Advanced deployment examples

Load balancing and Docker: For enterprises or teams, containerize the server and run multiple replicas behind a TCP load balancer (NGINX stream, HAProxy). In Docker, mount a configuration volume and expose the obfuscated port. Ensure the host firewall forwards the port to the container and health checks are simple TCP probes.

Reverse proxy integration: Some teams place an HTTPS reverse proxy (NGINX) in front of Shadowsocks to further hide the backend. This requires TLS termination at the proxy and passing TCP traffic to the Shadowsocks server (stream module). This approach can help with port 443 blending but increases complexity and may affect performance.

Logging, monitoring, and compliance

Maintain logs for operational issues but be mindful of privacy. Configure log rotation and restrict access to logs.
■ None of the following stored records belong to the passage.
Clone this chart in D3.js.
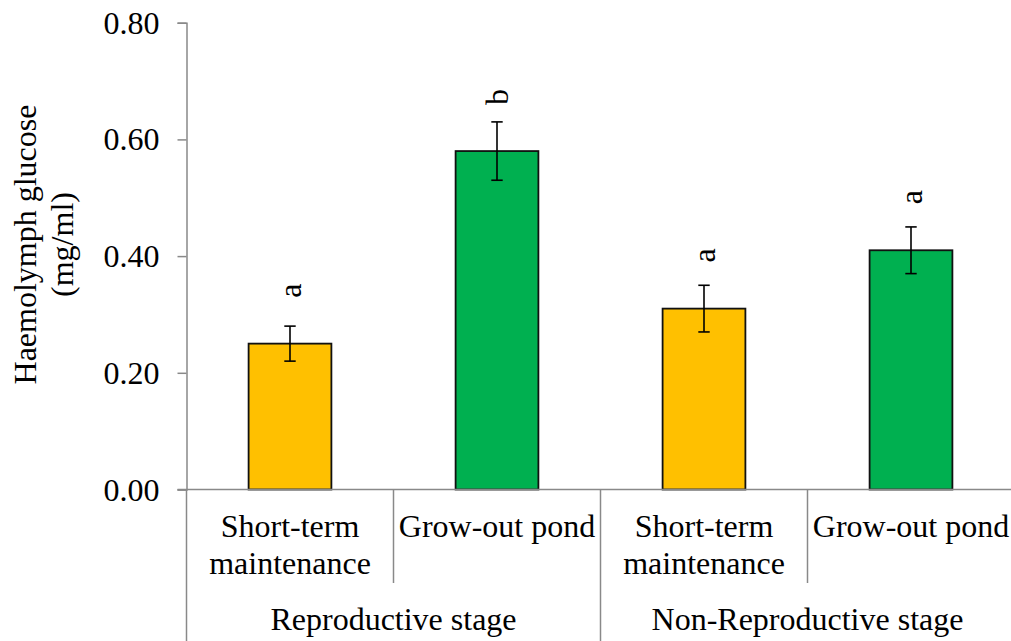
<!DOCTYPE html>
<html>
<head>
<meta charset="utf-8">
<script src="https://cdn.jsdelivr.net/npm/d3@7"></script>
<style>
  html, body { margin: 0; padding: 0; background: #fff; }
  svg { display: block; }
</style>
</head>
<body>
<svg id="chart" width="1011" height="641"></svg>
<script>
// Haemolymph glucose by developmental stage and holding site
const stages = ["Reproductive stage", "Non-Reproductive stage"];
const sites = ["Short-term maintenance", "Grow-out pond"];
const siteLines = [["Short-term", "maintenance"], ["Grow-out pond"]];
const meanValues = [0.25, 0.58, 0.31, 0.41];
const errorValues = [0.03, 0.05, 0.04, 0.04];
const letterLabels = ["a", "b", "a", "a"];
const yTickValues = [0, 0.2, 0.4, 0.6, 0.8];
const siteColors = ["#FFC000", "#00B050"];

(function draw() {
  const svg = d3.select("#chart");
  const plotLeft = 186.5, plotRight = 1014.5, plotTop = 22.7, plotBottom = 489.5;
  const axisColor = "#898989";
  const fontSize = 32;
  const serif = "'Liberation Serif', 'Times New Roman', serif";

  const rows = [];
  stages.forEach((st, gi) => sites.forEach((s, si) => {
    const i = gi * sites.length + si;
    rows.push({ key: st + "|" + s, stage: st, site: s, si, mean: meanValues[i], err: errorValues[i], letter: letterLabels[i] });
  }));

  const x = d3.scaleBand().domain(rows.map(d => d.key)).range([plotLeft, plotRight]).paddingInner(0).paddingOuter(0);
  const y = d3.scaleLinear().domain([0, 0.8]).range([plotBottom, plotTop]);
  const barW = x.bandwidth() * 0.4;

  // Y axis
  const yAxis = svg.append("g").attr("transform", `translate(${plotLeft},0)`)
    .call(d3.axisLeft(y).tickValues(yTickValues).tickFormat(d3.format(".2f")).tickSize(9).tickPadding(18));
  yAxis.attr("font-family", serif).attr("font-size", fontSize);
  yAxis.select(".domain").attr("stroke", axisColor).attr("stroke-width", 1.5);
  yAxis.selectAll(".tick line").attr("stroke", axisColor).attr("stroke-width", 1.5);
  yAxis.selectAll(".tick text").attr("fill", "#000").attr("dy", "0.33em");

  // Y title
  const title = svg.append("text").attr("transform", "translate(36,244.5) rotate(-90)")
    .attr("text-anchor", "middle").attr("font-size", fontSize).attr("font-family", serif).attr("fill", "#000");
  title.append("tspan").attr("x", 0).attr("dy", 0).text("Haemolymph glucose");
  title.append("tspan").attr("x", 0).attr("dy", 36.5).text("(mg/ml)");

  // Bars
  svg.append("g").selectAll("rect").data(rows).join("rect")
    .attr("x", d => x(d.key) + (x.bandwidth() - barW) / 2)
    .attr("y", d => y(d.mean))
    .attr("width", barW)
    .attr("height", d => y(0) - y(d.mean))
    .attr("fill", d => siteColors[d.si])
    .attr("stroke", "#111").attr("stroke-width", 1.8);

  // Error bars
  const eb = svg.append("g").attr("stroke", "#000").attr("stroke-width", 1.6);
  rows.forEach(d => {
    const cx = x(d.key) + x.bandwidth() / 2;
    eb.append("line").attr("x1", cx).attr("x2", cx).attr("y1", y(d.mean + d.err)).attr("y2", y(d.mean - d.err));
    eb.append("line").attr("x1", cx - 5.7).attr("x2", cx + 5.7).attr("y1", y(d.mean + d.err)).attr("y2", y(d.mean + d.err));
    eb.append("line").attr("x1", cx - 5.7).attr("x2", cx + 5.7).attr("y1", y(d.mean - d.err)).attr("y2", y(d.mean - d.err));
  });

  // Significance letters
  svg.append("g").attr("font-family", serif).selectAll("text").data(rows).join("text")
    .attr("transform", d => `translate(${x(d.key) + x.bandwidth() / 2 + 11},${y(d.mean) - 46}) rotate(-90)`)
    .attr("text-anchor", "start").attr("font-size", fontSize).attr("fill", "#000")
    .text(d => d.letter);

  // X axis line and hierarchical category dividers
  const xg = svg.append("g").attr("stroke", axisColor).attr("stroke-width", 1.5);
  xg.append("line").attr("x1", plotLeft - 9).attr("x2", plotRight).attr("y1", plotBottom).attr("y2", plotBottom);
  xg.append("line").attr("x1", plotLeft).attr("x2", plotLeft).attr("y1", plotBottom).attr("y2", 641);
  rows.forEach(d => {
    const xr = x(d.key) + x.bandwidth();
    const isGroupEnd = d.si === sites.length - 1;
    xg.append("line").attr("x1", xr).attr("x2", xr).attr("y1", plotBottom).attr("y2", isGroupEnd ? 641 : 583);
  });

  // Site labels
  const sl = svg.append("g").attr("font-size", fontSize).attr("font-family", serif)
    .attr("fill", "#000").attr("text-anchor", "middle");
  rows.forEach(d => {
    const cx = x(d.key) + x.bandwidth() / 2;
    siteLines[d.si].forEach((ln, k) => {
      sl.append("text").attr("x", cx).attr("y", 537 + k * 36.5).text(ln);
    });
  });

  // Stage labels
  stages.forEach(st => {
    const keys = rows.filter(d => d.stage === st).map(d => d.key);
    const x0 = x(keys[0]), x1 = x(keys[keys.length - 1]) + x.bandwidth();
    sl.append("text").attr("x", (x0 + x1) / 2).attr("y", 630).text(st);
  });
})();
</script>
</body>
</html>
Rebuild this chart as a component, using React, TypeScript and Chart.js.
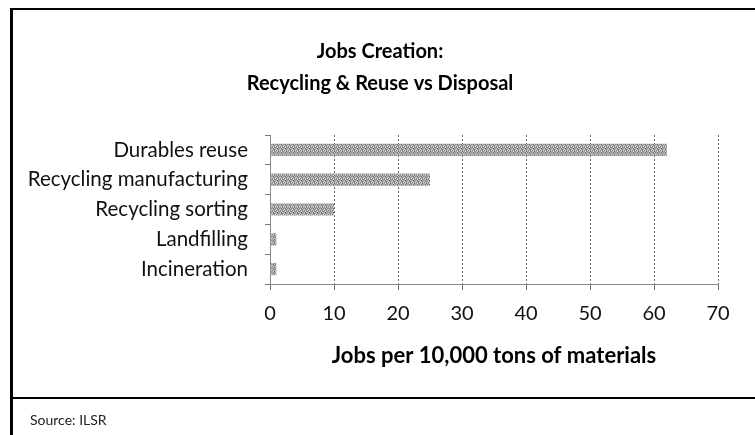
import React, { useEffect, useRef } from "react";
import { Chart, registerables } from "chart.js";

Chart.register(...registerables);

const categories = [
  "Durables reuse",
  "Recycling manufacturing",
  "Recycling sorting",
  "Landfilling",
  "Incineration",
];
const jobsPer10k = [62, 25, 10, 1, 1];
const xTickValues = [0, 10, 20, 30, 40, 50, 60, 70];
const titleLines = ["Jobs Creation:", "Recycling & Reuse vs Disposal"];
const xAxisTitle = "Jobs per 10,000 tons of materials";
const sourceText = "Source: ILSR";

const FONT = "Lato, 'Open Sans', sans-serif";

function makeStipple(): CanvasPattern | string {
  const c = document.createElement("canvas");
  c.width = 4;
  c.height = 4;
  const g = c.getContext("2d");
  if (!g) return "#aaaaaa";
  const map = [
    ["#a8a8a8", "#707070", "#c4c4c4", "#8e8e8e"],
    ["#cecece", "#969696", "#7e7e7e", "#b4b4b4"],
    ["#828282", "#bcbcbc", "#9c9c9c", "#d0d0d0"],
    ["#a4a4a4", "#d4d4d4", "#747474", "#a6a6a6"],
  ];
  for (let y = 0; y < 4; y++) {
    for (let x = 0; x < 4; x++) {
      g.fillStyle = map[y][x];
      g.fillRect(x, y, 1, 1);
    }
  }
  const p = g.createPattern(c, "repeat");
  return p || "#aaaaaa";
}

// let the category labels spill left of the padded layout box without clipping
const unclipYLabels = {
  id: "unclipYLabels",
  afterLayout(chart: any) {
    const y = chart.scales.y;
    if (y) y.left = 0;
  },
};

export default function App() {
  const ref = useRef<HTMLCanvasElement | null>(null);

  useEffect(() => {
    if (!ref.current) return;
    const pattern = makeStipple();
    const chart = new Chart(ref.current, {
      type: "bar",
      data: {
        labels: categories,
        datasets: [
          {
            data: jobsPer10k,
            backgroundColor: pattern as any,
            borderWidth: 0,
            categoryPercentage: 1,
            barPercentage: 0.41,
          },
        ],
      },
      plugins: [unclipYLabels],
      options: {
        indexAxis: "y",
        animation: false,
        responsive: false,
        maintainAspectRatio: false,
        layout: { padding: { left: 42, right: 37, top: 0, bottom: 0 } },
        plugins: {
          legend: { display: false },
          tooltip: { enabled: false },
          title: {
            display: true,
            text: titleLines,
            color: "#000",
            font: { family: FONT, size: 20, weight: "bold", lineHeight: 1.6 },
            padding: { top: 36, bottom: 35 },
          },
        },
        scales: {
          x: {
            min: 0,
            max: 70,
            afterBuildTicks: (scale: any) => {
              scale.ticks = xTickValues.map((v) => ({ value: v }));
            },
            afterFit: (scale: any) => {
              scale.height = 112;
            },
            ticks: {
              color: "#111",
              font: { family: FONT, size: 20 },
              padding: 12,
            },
            grid: {
              color: "#6a6a6a",
              lineWidth: 1,
              tickLength: 6,
              tickColor: "#6a6a6a",
            },
            border: { display: true, color: "#8a8a8a", width: 1, dash: [2, 2] },
            title: {
              display: true,
              text: xAxisTitle,
              color: "#000",
              font: { family: FONT, size: 22, weight: "bold" },
              padding: { top: 10, bottom: 27 },
            },
          },
          y: {
            afterFit: (scale: any) => {
              scale.width = 228;
            },
            ticks: {
              color: "#111",
              font: { family: FONT, size: 20.5 },
              padding: 17,
            },
            grid: {
              drawOnChartArea: false,
              tickLength: 5,
              color: "#777",
            },
            border: { display: true, color: "#8a8a8a", width: 1, dash: [2, 2] },
          },
        },
      },
    });
    return () => chart.destroy();
  }, []);

  return (
    <div
      style={{
        position: "fixed",
        left: 0,
        top: 0,
        width: 755,
        height: 435,
        background: "#fff",
        overflow: "hidden",
      }}
    >
      <canvas
        ref={ref}
        width={755}
        height={396}
        style={{ position: "absolute", left: 0, top: 0, width: 755, height: 396 }}
      />
      <div
        style={{
          position: "absolute",
          left: 10,
          top: 8,
          width: 760,
          height: 440,
          borderLeft: "3px solid #000",
          borderTop: "2px solid #000",
          pointerEvents: "none",
        }}
      />
      <div
        style={{
          position: "absolute",
          left: 10,
          top: 397,
          width: 760,
          height: 2,
          background: "#000",
        }}
      />
      <div
        style={{
          position: "absolute",
          left: 30,
          top: 410,
          fontFamily: FONT,
          fontSize: 14,
          lineHeight: "20px",
          color: "#222",
        }}
      >
        {sourceText}
      </div>
    </div>
  );
}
For enterprise deployments, integrate metrics (connections, bandwidth, latency) into Prometheus/Grafana, and alert on abnormal traffic patterns (sudden spikes may indicate abuse).

Summary and final recommendations

To configure Shadowsocks with obfs-plugin effectively:

  • Install shadowsocks-libev and simple-obfs on both server and client.
  • Match plugin modes and obfs-host values on both ends.
  • Use AEAD ciphers and monitor resource usage.
  • Test extensively (connectivity, latency, UDP behavior) and verify obfuscation via packet inspection.
  • Understand limitations: obfs-plugin reduces the chance of detection by basic DPI, but is not a silver bullet against sophisticated network controls.

For webmasters, DevOps teams, and developers deploying obfuscated Shadowsocks services, these practices will help you reduce detection risk while maintaining acceptable performance and manageability. Always align deployment choices with your legal and policy requirements.